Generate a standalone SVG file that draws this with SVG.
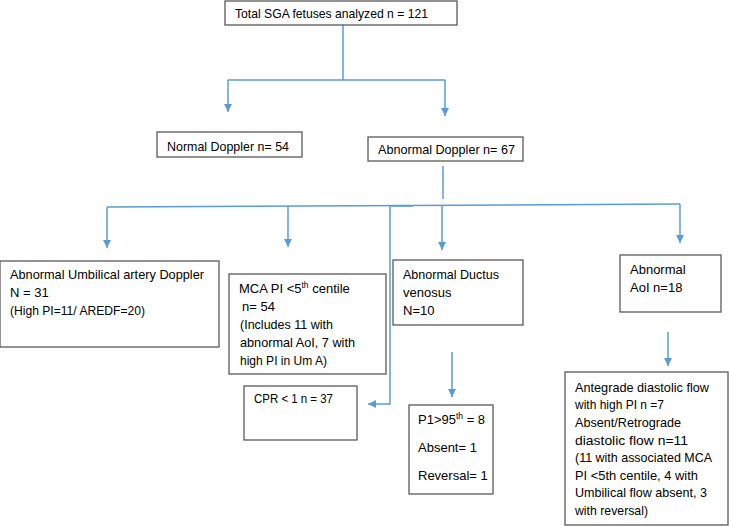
<svg xmlns="http://www.w3.org/2000/svg" width="729" height="526" viewBox="0 0 729 526">
<defs>
<marker id="ah" markerWidth="8" markerHeight="8" viewBox="0 0 8 8" refX="8" refY="4" orient="auto" markerUnits="userSpaceOnUse">
<path d="M0,0 L8,4 L0,8 Z" fill="#5b9bd5"/>
</marker>
<style>
.box{fill:#fff;stroke:#595959;stroke-width:1.3}
.t{font-family:"Liberation Sans",Arial,sans-serif;font-size:13px;fill:#000}
.c{fill:none;stroke:#5b9bd5;stroke-width:1.5}
.s{font-size:8.5px}
</style>
</defs>
<rect width="729" height="526" fill="#fff"/>
<g id="connectors">
<path class="c" d="M343,25 V80"/>
<path class="c" d="M228,80 H445"/>
<path class="c" d="M228,80 V112" marker-end="url(#ah)"/>
<path class="c" d="M445,80 V116" marker-end="url(#ah)"/>
<path class="c" d="M443,166 V199"/>
<path class="c" d="M107,207 L680,204"/>
<path class="c" d="M107,207 V248" marker-end="url(#ah)"/>
<path class="c" d="M288,206 V247" marker-end="url(#ah)"/>
<path class="c" d="M442,205 V250" marker-end="url(#ah)"/>
<path class="c" d="M680,204 V243" marker-end="url(#ah)"/>
<path class="c" d="M413,206 H390 V404 H368" marker-end="url(#ah)"/>
<path class="c" d="M452,352 V397" marker-end="url(#ah)"/>
<path class="c" d="M668,332 V366" marker-end="url(#ah)"/>
</g>
<g id="total">
<rect class="box" x="225" y="1" width="232" height="24"/>
<text class="t" x="235" y="18" textLength="193" lengthAdjust="spacingAndGlyphs">Total SGA fetuses analyzed n = 121</text>
</g>
<g id="normal">
<rect class="box" x="157" y="132" width="145" height="25"/>
<text class="t" x="167" y="151" textLength="122" lengthAdjust="spacingAndGlyphs">Normal Doppler n= 54</text>
</g>
<g id="abnormal">
<rect class="box" x="368" y="137" width="155" height="24"/>
<text class="t" x="378" y="154" textLength="137" lengthAdjust="spacingAndGlyphs">Abnormal Doppler n= 67</text>
</g>
<g id="umbilical">
<rect class="box" x="0" y="261" width="219" height="86"/>
<text class="t" x="10" y="279" textLength="194" lengthAdjust="spacingAndGlyphs">Abnormal Umbilical artery Doppler</text>
<text class="t" x="10" y="297">N = 31</text>
<text class="t" x="10" y="315" textLength="135" lengthAdjust="spacingAndGlyphs">(High PI=11/ AREDF=20)</text>
</g>
<g id="mca">
<rect class="box" x="229" y="274" width="157" height="100"/>
<text class="t" x="239" y="293">MCA PI &lt;5<tspan class="s" dy="-5">th</tspan><tspan dy="5"> centile</tspan></text>
<text class="t" x="242" y="311">n= 54</text>
<text class="t" x="240" y="329" textLength="93" lengthAdjust="spacingAndGlyphs">(Includes 11 with</text>
<text class="t" x="240" y="347" textLength="115" lengthAdjust="spacingAndGlyphs">abnormal AoI, 7 with</text>
<text class="t" x="240" y="365" textLength="87" lengthAdjust="spacingAndGlyphs">high PI in Um A)</text>
</g>
<g id="cpr">
<rect class="box" x="244" y="386" width="113" height="54"/>
<text class="t" x="254" y="403" textLength="79" lengthAdjust="spacingAndGlyphs">CPR &lt; 1 n = 37</text>
</g>
<g id="ductus">
<rect class="box" x="393" y="260" width="130" height="65"/>
<text class="t" x="403" y="279" textLength="96" lengthAdjust="spacingAndGlyphs">Abnormal Ductus</text>
<text class="t" x="403" y="297">venosus</text>
<text class="t" x="403" y="315">N=10</text>
</g>
<g id="aoi">
<rect class="box" x="620" y="255" width="101" height="57"/>
<text class="t" x="630" y="274">Abnormal</text>
<text class="t" x="630" y="292">AoI n=18</text>
</g>
<g id="p1">
<rect class="box" x="409" y="405" width="84" height="89"/>
<text class="t" x="418" y="424">P1&gt;95<tspan class="s" dy="-5">th</tspan><tspan dy="5"> = 8</tspan></text>
<text class="t" x="418" y="452">Absent= 1</text>
<text class="t" x="418" y="480">Reversal= 1</text>
</g>
<g id="antegrade">
<rect class="box" x="565" y="372" width="163" height="153"/>
<text class="t" x="575" y="392" textLength="134" lengthAdjust="spacingAndGlyphs">Antegrade diastolic flow</text>
<text class="t" x="575" y="409" textLength="89" lengthAdjust="spacingAndGlyphs">with high PI n =7</text>
<text class="t" x="575" y="427" textLength="106" lengthAdjust="spacingAndGlyphs">Absent/Retrograde</text>
<text class="t" x="575" y="445" textLength="113" lengthAdjust="spacingAndGlyphs">diastolic flow n=11</text>
<text class="t" x="575" y="462" textLength="137" lengthAdjust="spacingAndGlyphs">(11 with associated MCA</text>
<text class="t" x="575" y="480" textLength="123" lengthAdjust="spacingAndGlyphs">PI &lt;5th centile, 4 with</text>
<text class="t" x="575" y="497" textLength="132" lengthAdjust="spacingAndGlyphs">Umbilical flow absent, 3</text>
<text class="t" x="575" y="515" textLength="73" lengthAdjust="spacingAndGlyphs">with reversal)</text>
</g>
</svg>
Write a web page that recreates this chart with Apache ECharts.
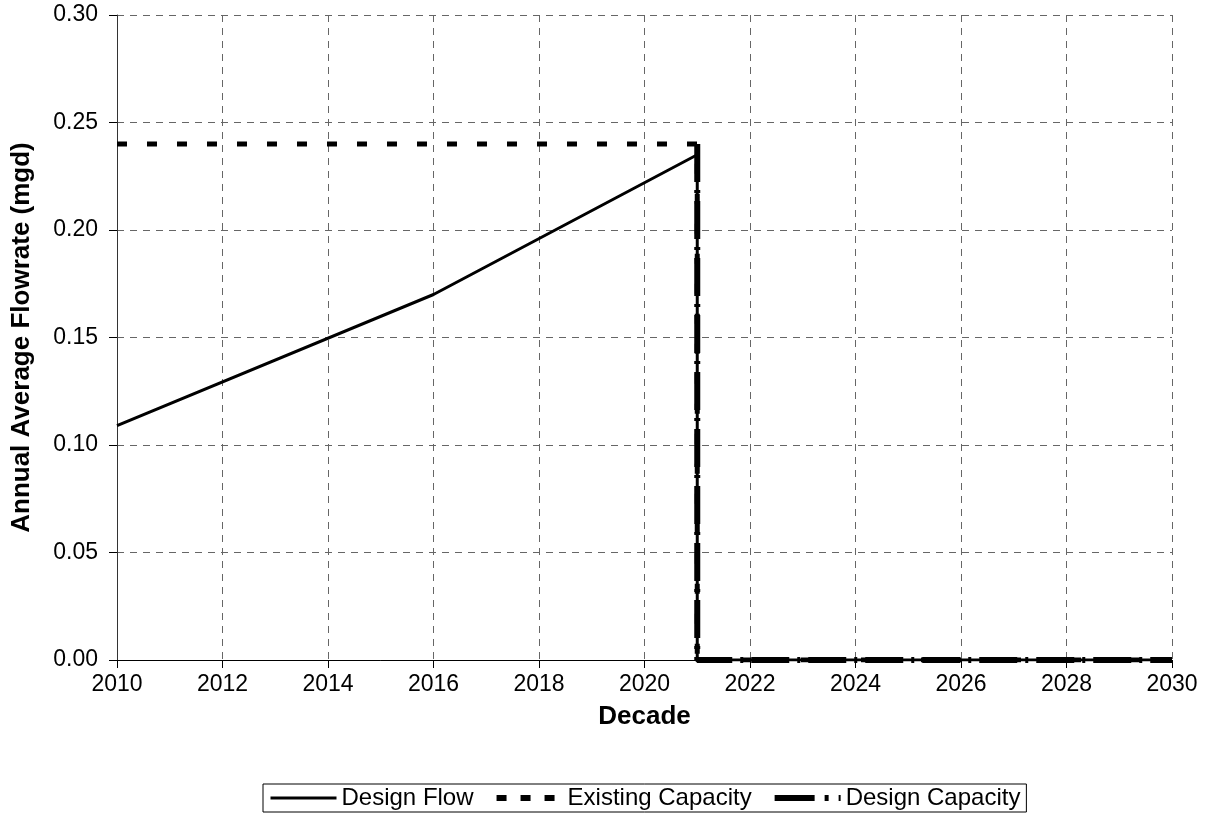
———
• WHAT IS NEEDED
Using the listing above, gather each line that holds the string "with" and copy it.

• ANSWER TO THE TASK
Generate a standalone SVG file that draws this with SVG.
<text class="t" x="240" y="329" textLength="93" lengthAdjust="spacingAndGlyphs">(Includes 11 with</text>
<text class="t" x="240" y="347" textLength="115" lengthAdjust="spacingAndGlyphs">abnormal AoI, 7 with</text>
<text class="t" x="575" y="409" textLength="89" lengthAdjust="spacingAndGlyphs">with high PI n =7</text>
<text class="t" x="575" y="462" textLength="137" lengthAdjust="spacingAndGlyphs">(11 with associated MCA</text>
<text class="t" x="575" y="480" textLength="123" lengthAdjust="spacingAndGlyphs">PI &lt;5th centile, 4 with</text>
<text class="t" x="575" y="515" textLength="73" lengthAdjust="spacingAndGlyphs">with reversal)</text>
Write a web page that recreates this chart with Apache ECharts.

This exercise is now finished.